Venus is often called Earth’s “twin” or “sister planet” due to its similar size, mass, and bulk composition, making it our closest planetary neighbor. Despite these superficial similarities, a closer look reveals a world overwhelmingly hostile to human life, a result of a runaway greenhouse effect that has created an environment of extremes.
The Immediate Lethality of the Venusian Surface
Any attempt to land on the Venusian surface would be met with instantaneous, destructive conditions that preclude the survival of unprotected humans or even most modern machinery. The average surface temperature is a scorching 464 °C (867 °F), which is hot enough to melt common metals like lead, tin, and zinc. This extreme heat is a direct result of the planet’s massive, dense atmosphere trapping solar energy in a perpetual greenhouse effect. No difference exists between the day and night side temperatures due to the atmosphere’s efficient heat distribution, meaning there is no thermal refuge anywhere on the ground.
The atmospheric pressure presents an equally formidable physical barrier, pressing down at about 92 times the pressure of Earth’s atmosphere at sea level. This crushing force is equivalent to the pressure experienced almost a kilometer below the surface of Earth’s oceans. At this extreme pressure, the carbon dioxide that makes up the bulk of the atmosphere is compressed into a supercritical fluid, acting as a dense, high-pressure medium. Specialized spacecraft, such as the Soviet Venera probes, only managed to survive for a few hours on the surface before succumbing to these destructive conditions.
Atmospheric Composition and Chemical Hazards
Even if the surface heat and pressure could somehow be overcome, the chemical makeup of the Venusian atmosphere presents an instantly fatal environment. The atmosphere is composed of 96.5% carbon dioxide and 3.5% nitrogen, making it completely unbreathable for humans. This dense layer of gas is also capped by thick, planet-encircling clouds made primarily of highly concentrated sulfuric acid.

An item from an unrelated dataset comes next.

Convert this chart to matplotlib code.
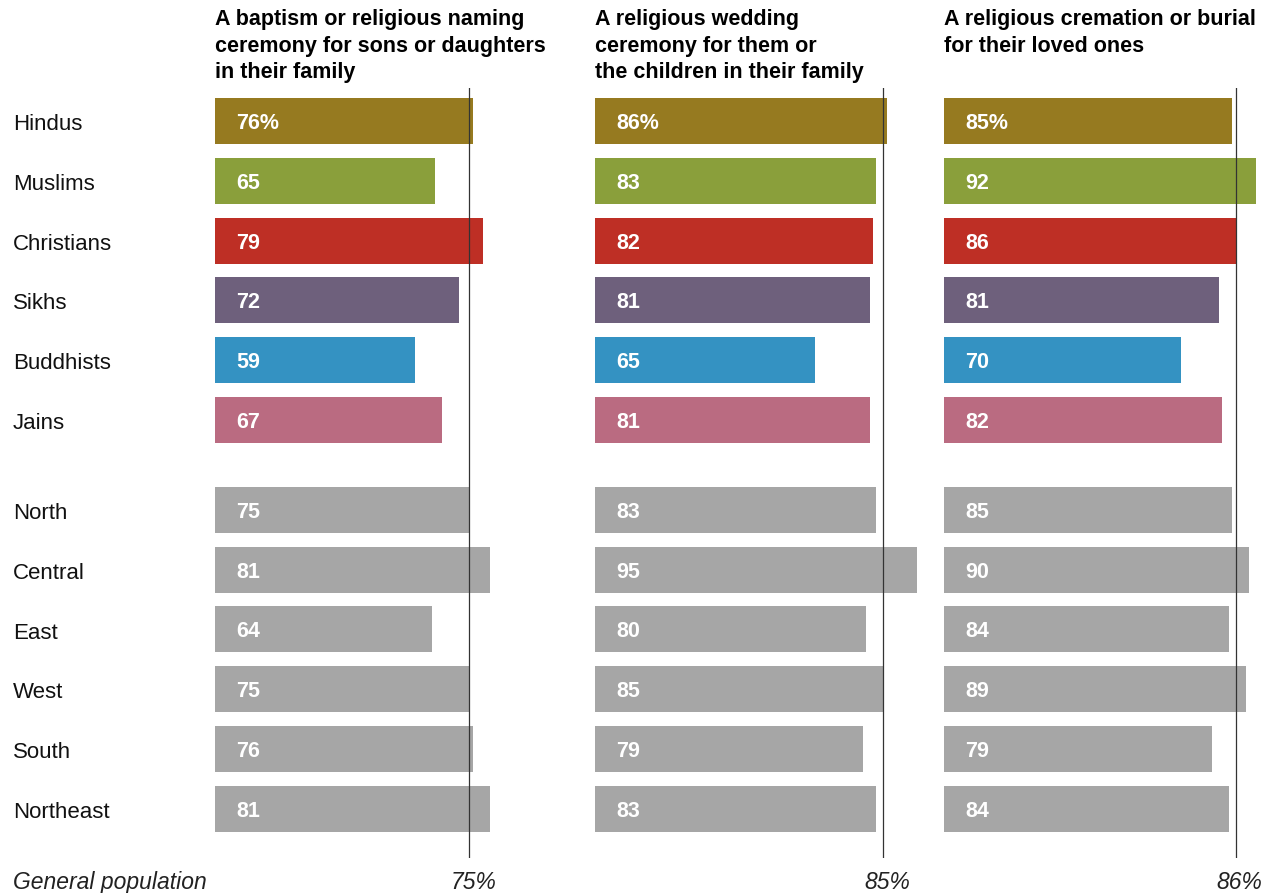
import matplotlib
matplotlib.use('Agg')
from matplotlib import pyplot as plt

# groups shown as rows, top to bottom
groups = ['Hindus', 'Muslims', 'Christians', 'Sikhs', 'Buddhists', 'Jains',
          'North', 'Central', 'East', 'West', 'South', 'Northeast']

titles = ['A baptism or religious naming\nceremony for sons or daughters\nin their family',
          'A religious wedding\nceremony for them or\nthe children in their family',
          'A religious cremation or burial\nfor their loved ones']

baptism = [76, 65, 79, 72, 59, 67, 75, 81, 64, 75, 76, 81]
wedding = [86, 83, 82, 81, 65, 81, 83, 95, 80, 85, 79, 83]
cremation = [85, 92, 86, 81, 70, 82, 85, 90, 84, 89, 79, 84]
general_pop = [75, 85, 86]

religion_colors = ['#967A20', '#8A9F3B', '#BE2F25', '#6E607C', '#3492C2', '#BA6B81']
region_color = '#A6A6A6'

plt.rcParams['font.family'] = ['Liberation Sans', 'DejaVu Sans']

W, H = 1275, 893
fig = plt.figure(figsize=(W / 100, H / 100), dpi=100)

# row positions, with a gap between religions and regions
ypos = [0, 1, 2, 3, 4, 5, 6.5, 7.5, 8.5, 9.5, 10.5, 11.5]
colors = religion_colors + [region_color] * 6

# pixel layout
px_per_unit = 3.39
panel_left = [215, 595, 944]
top_px, bottom_px = 88, 858
ylim = (12.32, -0.55)

series = [baptism, wedding, cremation]
for i, vals in enumerate(series):
    left = panel_left[i] / W
    width = 100 * px_per_unit / W
    ax = fig.add_axes([left, (H - bottom_px) / H, width, (bottom_px - top_px) / H])
    ax.barh(ypos, vals, height=0.77, color=colors, zorder=1)
    ax.set_xlim(0, 100)
    ax.set_ylim(*ylim)
    ax.axvline(general_pop[i], color='#333333', lw=0.9, zorder=3)
    for j, v in enumerate(vals):
        txt = str(v) + ('%' if j == 0 else '')
        ax.text(6.2, ypos[j], txt, color='white', fontsize=15.5, fontweight='bold',
                va='center_baseline', ha='left')
    ax.axis('off')
    ax.patch.set_alpha(0)

    # panel title
    fig.text(panel_left[i] / W, 1 - 9 / H, titles[i], fontsize=15.5, fontweight='bold',
             va='top', ha='left', linespacing=1.35)
    # general population value
    fig.text((panel_left[i] + general_pop[i] * px_per_unit + 4) / W, 1 - 880 / H,
             str(general_pop[i]) + '%', fontsize=16.5, style='italic',
             va='center_baseline', ha='center', color='#222222')

# row labels
for j, g in enumerate(groups):
    y_px = 122 + ypos[j] * 59.83
    fig.text(13 / W, 1 - y_px / H, g, fontsize=16, va='center_baseline', ha='left',
             color='#111111')

fig.text(13 / W, 1 - 880 / H, 'General population', fontsize=16.5, style='italic',
         va='center_baseline', ha='left', color='#222222')

plt.savefig('out.png', dpi=100)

The sulfuric acid clouds are formed high in the atmosphere when the Sun’s ultraviolet radiation acts on trace gases like sulfur dioxide and water vapor. These acid droplets release corrosive chemicals that would rapidly destroy unshielded organic matter and conventional equipment. Furthermore, the atmosphere is incredibly dry, with water vapor only present in trace amounts of around 20 to 30 parts per million, making Venus the driest planet in the solar system.
Floating Habitats: The Viable Alternative
The most scientifically plausible concept for a human presence on Venus shifts the focus entirely away from the lethal surface and into the upper atmosphere. At an altitude of approximately 50 to 60 kilometers above the ground, a narrow layer exists where the temperature and pressure are surprisingly Earth-like. Within this zone, the atmospheric pressure hovers around 1 bar, which is identical to the pressure on Earth at sea level, meaning humans would not require pressurized suits. Temperatures in this habitable layer range comfortably between 30 °C and 70 °C, which is manageable with common engineering solutions.
This region is the basis for the “aerostat” or “cloud city” concept, where buoyant habitats could float indefinitely. A habitat filled with a standard nitrogen and oxygen mixture, similar to Earth’s atmosphere, would actually act as a lifting gas within the denser carbon dioxide-rich Venusian air. Since the breathable air is less dense than the surrounding medium, the habitat would naturally float at the preferred altitude, requiring minimal energy to maintain position. Such floating outposts, like those proposed in NASA’s High-Altitude Venus Operational Concept (HAVOC), would still need robust external shielding to protect inhabitants from the corrosive sulfuric acid clouds that exist at this level.
Long-Term Planetary Modification
Terraforming—modifying an entire planet to be Earth-like—represents the ultimate, albeit highly speculative, solution for Venusian habitation. The primary goal is to reduce the crushing surface pressure and temperature by removing the massive carbon dioxide atmosphere. One proposal involves deploying a massive system of solar shades or orbital mirrors at the planet’s L1 point to permanently block a significant portion of incoming sunlight.
Cooling the planet would cause the atmospheric carbon dioxide to condense and freeze out onto the surface, effectively locking it away and dramatically reducing the pressure. Other methods involve chemically reacting the CO2 with introduced minerals to form stable carbonate rock, though this process is extremely slow and energy-intensive. Such proposals require engineering on a planetary scale, vast resources, and timescales that would span centuries or even millennia, making them theoretical exercises rather than near-term human goals.